See keys in dictionaries vdimdom (files FlexN.py and GFlexN.py) for names of the variables that are available in fnyzer. Those names can be used to define the objective function, to specify the variables to plot, to define extra constraints, etc.

The following fields can be used to specify a FN:

'name': String denoting the name of the net

This string will be used to generate names for ‘xlsfile’ and ‘netfile’ (see options below) if such fields are omitted.

'solver': String denoting the solver to use

fnyzer has been mainly tested with ‘gurobi’, ‘cplex’ and ‘glpk’.

Warning

GLPK does not support quadratic constraints and will not be able to solve some optimization problems.

'theta': Number denoting the length of the time interval for optimization

This field is compulsory for transient analysis.

'places': Dictionary with names of places and initial markings

A None value means that the initial marking is not specified, and hence, it is taken as a variable that can be constrained by ‘m0cons’ or ‘extracons’, e.g.

'places': {'p1': 5, 'p2': None}

A dictionary can also be associated with each place to describe it (only the value of ‘m0’ will be used during analysis, e.g.

'p1': {'m0': 5, 'full_name': 'ATP', 'formula': 'cdcdsH'}

'trans': Dictionary with names of transitions, intensities and number of actions

This dictionary contains the names of transitions, their default intensities and their initial number of actions. A None value means that the default intensity/initial actions is not specified, and hence, it is taken as a variable that can be constrained by ‘l0cons’/’a0cons’ or ‘extracons’, e.g.

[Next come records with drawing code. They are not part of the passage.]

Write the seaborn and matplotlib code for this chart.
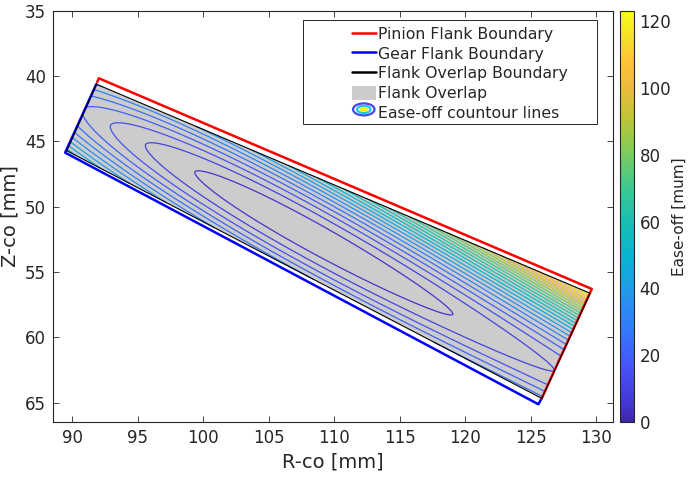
import numpy as np
import matplotlib
matplotlib.use("Agg")
import matplotlib.pyplot as plt
import seaborn as sns
from matplotlib.colors import LinearSegmentedColormap, Normalize
from matplotlib.lines import Line2D
from matplotlib.patches import Patch, Ellipse, Rectangle

# ---- boundary corners (R, Z) in mm ----
pinion_r = [91.90, 92.02, 129.65, 125.83]
pinion_z = [40.45, 40.17, 56.29, 64.66]
gear_r = [91.83, 89.45, 125.57, 125.83]
gear_z = [40.62, 45.86, 65.11, 64.66]
# overlap quad: top-left, top-right, bottom-right, bottom-left
overlap_r = [91.83, 129.52, 125.83, 89.57]
overlap_z = [40.62, 56.62, 64.66, 45.71]

# ---- ease-off surface (micrometres) ----
ease_center_r = 109.2
ease_center_z = 52.78
ease_axis_deg = 29.0
# polynomial along the bearing axis: c0 + c1*u + c2*u^2 + c3*u^3
ease_along_coefs = [0.916, 0.0897, 0.03226, -0.000709]
# power law across the bearing axis
ease_across_coef = 3.53
ease_across_exp = 1.855
ease_levels = [5, 10, 15, 20, 25, 30, 35, 40, 45, 50, 55, 60,
               65, 70, 75, 80, 85, 90, 95, 100, 105, 110, 115, 120]
ease_min, ease_max = 0.0, 123.2

x_ticks = [90, 95, 100, 105, 110, 115, 120, 125, 130]
y_ticks = [35, 40, 45, 50, 55, 60, 65]
cbar_ticks = [0, 20, 40, 60, 80, 100, 120]

legend_labels = ["Pinion Flank Boundary", "Gear Flank Boundary",
                 "Flank Overlap Boundary", "Flank Overlap",
                 "Ease-off countour lines"]

# parula-like colour ramp
parula_pos = [0.0, 0.05, 0.13, 0.22, 0.31, 0.40, 0.48, 0.56,
              0.66, 0.74, 0.82, 0.88, 0.94, 1.0]
parula_rgb = [(0.2422, 0.1504, 0.6603), (0.2666, 0.2239, 0.8360),
              (0.2810, 0.3228, 0.9579), (0.2050, 0.4700, 0.9900),
              (0.1540, 0.5902, 0.9218), (0.0297, 0.7082, 0.8163),
              (0.0984, 0.7427, 0.7094), (0.2161, 0.7843, 0.5923),
              (0.5044, 0.7993, 0.3480), (0.7500, 0.7700, 0.2200),
              (0.9400, 0.7300, 0.2300), (0.9970, 0.7659, 0.2199),
              (0.9596, 0.8897, 0.1535), (0.9769, 0.9839, 0.0805)]
parula = LinearSegmentedColormap.from_list("parula", list(zip(parula_pos, parula_rgb)))

sns.set_theme(style="white")
dark = "#262626"
plt.rcParams["font.family"] = ["DejaVu Sans"]
plt.rcParams.update({
    "axes.edgecolor": dark, "axes.linewidth": 0.8,
    "xtick.direction": "in", "ytick.direction": "in",
    "xtick.bottom": True, "xtick.top": True,
    "ytick.left": True, "ytick.right": True,
    "xtick.color": dark, "ytick.color": dark,
    "xtick.major.size": 4.5, "ytick.major.size": 4.5,
    "xtick.major.width": 0.6, "ytick.major.width": 0.6,
    "axes.labelcolor": dark, "text.color": dark,
})

W, H = 689, 480
fig = plt.figure(figsize=(W / 100, H / 100), dpi=100)
ax = fig.add_axes([52.7 / W, 1 - 422 / H, (613 - 52.7) / W, (422 - 10.7) / H])
cax = fig.add_axes([619.5 / W, 1 - 422 / H, 14.5 / W, (422 - 10.7) / H])

# flank overlap region
ax.fill(overlap_r, overlap_z, color=(0.8, 0.8, 0.8), lw=0, zorder=1)

# curvilinear grid over the overlap quad
tl, tr, br, bl = [np.array([r, z]) for r, z in zip(overlap_r, overlap_z)]
s = np.linspace(0, 1, 301)
t = np.linspace(0, 1, 151)
S, T = np.meshgrid(s, t)
R = (1 - S) * (1 - T) * bl[0] + S * (1 - T) * br[0] + S * T * tr[0] + (1 - S) * T * tl[0]
Zc = (1 - S) * (1 - T) * bl[1] + S * (1 - T) * br[1] + S * T * tr[1] + (1 - S) * T * tl[1]
ang = np.deg2rad(ease_axis_deg)
du, dv = R - ease_center_r, Zc - ease_center_z
u = du * np.cos(ang) + dv * np.sin(ang)
v = -du * np.sin(ang) + dv * np.cos(ang)
ease = (np.polynomial.polynomial.polyval(u, ease_along_coefs)
        + ease_across_coef * np.abs(v) ** ease_across_exp)

norm = Normalize(vmin=ease_min, vmax=ease_max)
ax.contour(R, Zc, ease, levels=ease_levels, cmap=parula, norm=norm,
           linewidths=0.9, zorder=2)

# flank boundaries
sns.lineplot(x=gear_r, y=gear_z, sort=False, estimator=None, color="blue",
             lw=1.8, ax=ax, zorder=3)
sns.lineplot(x=pinion_r, y=pinion_z, sort=False, estimator=None, color="red",
             lw=1.8, ax=ax, zorder=3)
sns.lineplot(x=overlap_r + overlap_r[:1], y=overlap_z + overlap_z[:1], sort=False,
             estimator=None, color="black", lw=0.8, ax=ax, zorder=4)

ax.set_xlim(88.5, 131.27)
ax.set_ylim(66.47, 35)
ax.set_xticks(x_ticks)
ax.set_yticks(y_ticks)
ax.tick_params(labelsize=12, pad=5)
ax.set_xlabel("R-co [mm]", fontsize=14, labelpad=4)
ax.set_ylabel("Z-co [mm]", fontsize=14, labelpad=4)
for sp in ax.spines.values():
    sp.set_visible(True)
    sp.set_color(dark)


class ContourIcon:
    pass


class ContourIconHandler:
    ring_scales = [1.0, 0.66, 0.34]
    ring_colors = [(0.27, 0.27, 0.95), (0.1, 0.8, 0.85), (0.97, 0.93, 0.1)]

    def legend_artist(self, legend, orig_handle, fontsize, handlebox):
        x0, y0 = handlebox.xdescent, handlebox.ydescent
        w, h = handlebox.width, handlebox.height
        cx, cy = x0 + w / 2, y0 + h / 2
        art = None
        for k, col in zip(self.ring_scales, self.ring_colors):
            art = Ellipse((cx, cy), w * k - 1.5, h * k - 1.5, fill=False,
                          edgecolor=col, lw=1.6, transform=handlebox.get_transform())
            handlebox.add_artist(art)
        return art


handles = [Line2D([], [], color="red", lw=1.8),
           Line2D([], [], color="blue", lw=1.8),
           Line2D([], [], color="black", lw=1.8),
           Patch(facecolor=(0.8, 0.8, 0.8), edgecolor="none"),
           ContourIcon()]

frame = Rectangle((303 / W, 1 - 123.5 / H), 294 / W, 103.5 / H,
                  transform=fig.transFigure, facecolor="white",
                  edgecolor=dark, lw=0.7, zorder=5)
ax.add_patch(frame)
frame.set_clip_on(False)
leg = ax.legend(handles, legend_labels, loc="upper left",
                bbox_to_anchor=(352 / W, 1 - 26.5 / H), bbox_transform=fig.transFigure,
                frameon=False, fontsize=11.3, handlelength=1.5, handleheight=1.0,
                handletextpad=0.15, labelspacing=0.28, borderpad=0, borderaxespad=0,
                handler_map={ContourIcon: ContourIconHandler()})
leg.set_zorder(6)

# colour bar
sm = matplotlib.cm.ScalarMappable(norm=norm, cmap=parula)
cb = fig.colorbar(sm, cax=cax, ticks=cbar_ticks)
cb.outline.set_edgecolor(dark)
cb.outline.set_linewidth(0.8)
cax.tick_params(direction="in", length=4, labelsize=12, left=False, right=True,
                color=dark, pad=4)
cb.set_label("Ease-off [mum]", fontsize=11, labelpad=0)

fig.savefig("out.png", dpi=100)
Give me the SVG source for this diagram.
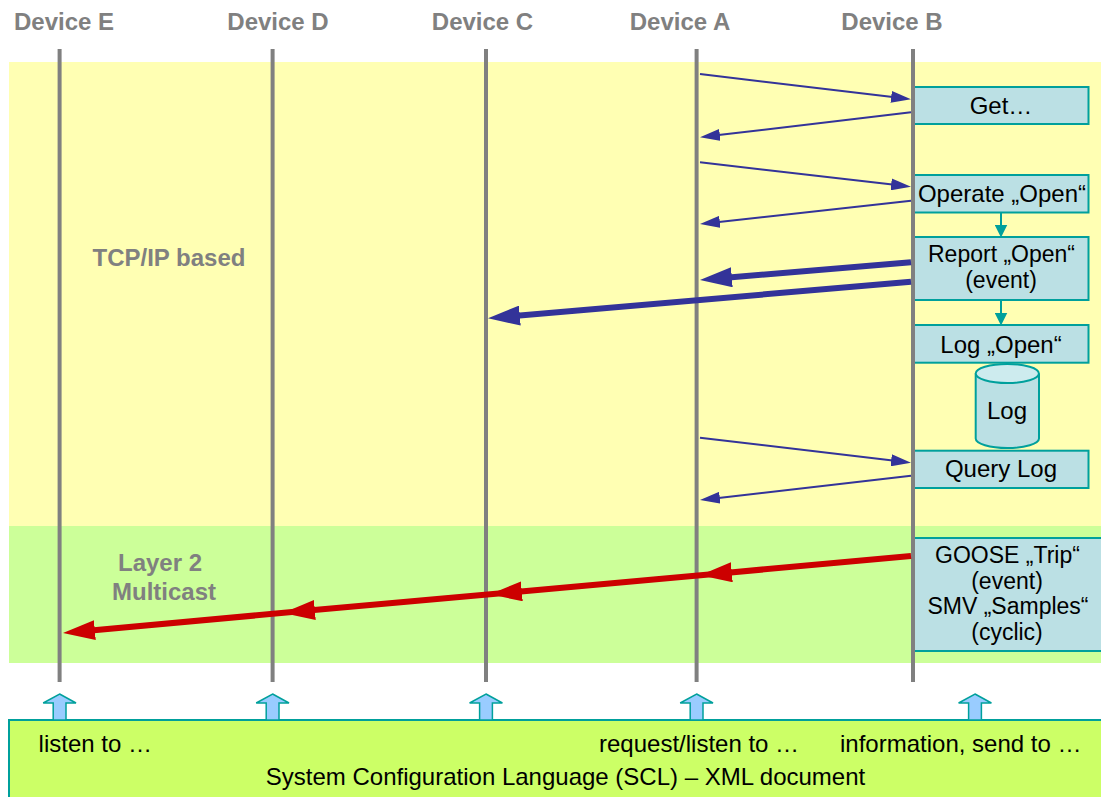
<svg xmlns="http://www.w3.org/2000/svg" width="1101" height="797" viewBox="0 0 1101 797">
<style>
text{font-family:"Liberation Sans",Arial,sans-serif;font-size:24px;fill:#000}
.hdr{font-weight:bold;fill:#808080;text-anchor:middle}
.zone{font-weight:bold;fill:#808080;text-anchor:middle}
.c{text-anchor:middle}
.m{font-size:23px}
.life{stroke:#808080;stroke-width:4;fill:none}
.box{fill:#BBE0E4;stroke:#00A09C;stroke-width:2}
.thin{stroke:#333399;stroke-width:2;fill:none;marker-end:url(#aThin)}
.thick{stroke:#333399;stroke-width:6;fill:none;marker-end:url(#aThick)}
.red{stroke:#CC0000;stroke-width:6;fill:none;marker-end:url(#aRed)}
.teal{stroke:#00A09C;stroke-width:2;fill:none;marker-end:url(#aTeal)}
.up{fill:#99CCFF;stroke:#00A09C;stroke-width:1.5}
</style>
<defs>
<marker id="aThin" markerUnits="userSpaceOnUse" markerWidth="20" markerHeight="12" refX="10" refY="6" orient="auto"><path d="M0,0 L20,6 L0,12 z" fill="#333399"/></marker>
<marker id="aThick" markerUnits="userSpaceOnUse" markerWidth="32" markerHeight="20" refX="12" refY="10" orient="auto"><path d="M0,0 L32,10 L0,20 z" fill="#333399"/></marker>
<marker id="aRed" markerUnits="userSpaceOnUse" markerWidth="32" markerHeight="20" refX="12" refY="10" orient="auto"><path d="M0,0 L32,10 L0,20 z" fill="#CC0000"/></marker>
<marker id="aTeal" markerUnits="userSpaceOnUse" markerWidth="13" markerHeight="13" refX="6" refY="6.5" orient="auto"><path d="M0,0 L13,6.5 L0,13 z" fill="#00A09C"/></marker>
</defs>
<rect width="1101" height="797" fill="#FFFFFF"/>
<g id="zones">
<rect x="9" y="62" width="1092" height="464" fill="#FFFFB3"/>
<rect x="9" y="526" width="1092" height="137" fill="#CCFF99"/>
<text class="zone" x="169" y="266">TCP/IP based</text>
<text class="zone" x="160" y="571">Layer 2</text>
<text class="zone" x="164" y="600">Multicast</text>
</g>
<g id="scl">
<rect x="9" y="720" width="1100" height="90" fill="#CCFF66" stroke="#00A09C" stroke-width="2"/>
<polygon class="up" points="59.6,694 76,703 66,703 66,720 53.2,720 53.2,703 43.2,703"/>
<polygon class="up" points="272.6,694 289,703 279,703 279,720 266.2,720 266.2,703 256.2,703"/>
<polygon class="up" points="486,694 502.4,703 492.4,703 492.4,720 479.6,720 479.6,703 469.6,703"/>
<polygon class="up" points="696.6,694 713,703 703,703 703,720 690.2,720 690.2,703 680.2,703"/>
<polygon class="up" points="975,694 991.4,703 981.4,703 981.4,720 968.6,720 968.6,703 958.6,703"/>
<text x="38.6" y="752">listen to …</text>
<text x="599" y="752">request/listen to …</text>
<text x="840" y="752">information, send to …</text>
<text class="c" x="565.5" y="785">System Configuration Language (SCL) – XML document</text>
</g>
<g id="box-get"><rect class="box" x="914" y="87" width="174.5" height="37"/><text class="c" x="1001" y="114">Get…</text></g>
<g id="box-operate"><rect class="box" x="914" y="175" width="174.5" height="37.5"/><text class="c" x="1002" y="202">Operate „Open“</text></g>
<g id="box-report"><rect class="box" x="914" y="237" width="174.5" height="63"/><text class="c m" x="1001.5" y="262">Report „Open“</text><text class="c m" x="1001" y="288">(event)</text></g>
<g id="box-logopen"><rect class="box" x="914" y="325" width="174.5" height="37.7"/><text class="c" x="1001" y="353">Log „Open“</text></g>
<g id="db-log">
<path d="M975.7,373.5 L975.7,438.5 A31.6,9.5 0 0 0 1039,438.5 L1039,373.5" fill="#BBE0E4" stroke="#00A09C" stroke-width="2"/>
<ellipse cx="1007.3" cy="373.5" rx="31.6" ry="9.5" fill="#CDEBEE" stroke="#00A09C" stroke-width="2"/>
<text class="c" x="1007" y="419">Log</text>
</g>
<g id="box-query"><rect class="box" x="914" y="450.7" width="174.5" height="37.3"/><text class="c" x="1001" y="477">Query Log</text></g>
<g id="box-goose"><rect class="box" x="914" y="538" width="190" height="113"/>
<text class="c m" x="1007.5" y="563">GOOSE „Trip“</text><text class="c m" x="1007" y="589">(event)</text>
<text class="c m" x="1008" y="614">SMV „Samples“</text><text class="c m" x="1007" y="640">(cyclic)</text></g>
<g id="dev-e"><text class="hdr" x="64" y="30">Device E</text><line class="life" x1="59.6" y1="49" x2="59.6" y2="682"/></g>
<g id="dev-d"><text class="hdr" x="278" y="30">Device D</text><line class="life" x1="272.6" y1="49" x2="272.6" y2="682"/></g>
<g id="dev-c"><text class="hdr" x="482.5" y="30">Device C</text><line class="life" x1="486" y1="49" x2="486" y2="682"/></g>
<g id="dev-a"><text class="hdr" x="680" y="30">Device A</text><line class="life" x1="696.6" y1="49" x2="696.6" y2="682"/></g>
<g id="dev-b"><text class="hdr" x="892" y="30">Device B</text><line class="life" x1="913" y1="49" x2="913" y2="682"/></g>
<g id="connectors">
<line class="thin" x1="700" y1="74" x2="901.1" y2="98.1"/>
<line class="thin" x1="911" y1="112.3" x2="709.9" y2="136.1"/>
<line class="thin" x1="700" y1="162.3" x2="901.1" y2="185.5"/>
<line class="thin" x1="911" y1="200.7" x2="709.9" y2="222.9"/>
<line class="teal" x1="1001" y1="212.5" x2="1001" y2="230.5"/>
<line class="thick" x1="911" y1="262.3" x2="719.9" y2="278.3"/>
<line class="thick" x1="911" y1="281.7" x2="507.9" y2="316.6"/>
<line class="teal" x1="1001" y1="300" x2="1001" y2="318.5"/>
<line class="thin" x1="700" y1="437.7" x2="901.1" y2="461.5"/>
<line class="thin" x1="911" y1="475.7" x2="709.9" y2="498.9"/>
<line class="red" x1="911" y1="556" x2="719.9" y2="573.4"/>
<line class="red" x1="719.9" y1="573.4" x2="509.9" y2="592.5"/>
<line class="red" x1="509.9" y1="592.5" x2="302.9" y2="611.1"/>
<line class="red" x1="302.9" y1="611.1" x2="82.9" y2="631.2"/>
</g>
</svg>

'trans': {'t1': {'l0': 2, 'a0': 1}, 't2': {'l0': None, 'a0': 0}}

'regs': Dictionary with names and specification of regions

Each region is specified by a list of linear constraints, e.g.

'regs': {'upr': ["50 >= m['p2']", "m['p2'] <= 100"],
         'lor': ["m['p2'] <= 50"]}

'parts': Dictionary with names of partitions and associated regions

Example:

'parts': {'Part1': ['upr', 'lor'], 'Part2': ['regalpha', 'regbeta']}

'vhandlers': Dictionary with names and specification of event handlers

Each event handler is specified by a list whose first component is a dictionary that links nicknames to connected arcs and edges, and the rest of components are the linear relations between the variables associated to the arcs and edges. Example:

'vhandlers': {'v1':[{'a': ('p1','v1'), 'b':('v1','p2'), 'c':('t1','v1')},
                    'a == b', 'a == c'],
              'v2':[{'a':('p2','v2'), 'b':('v2','p1'), 'c':('t2','v2')},
                    'a <= b', 'b <= a', 'c == a']}

In general, any linear expression satisfying Python syntax, eg. “-2.0*a <= -b + c” can be used.

Warning

Nicknames have to follow the regular expression [_A-Za-z][_a-zA-Z0-9]* and cannot be Python keywords.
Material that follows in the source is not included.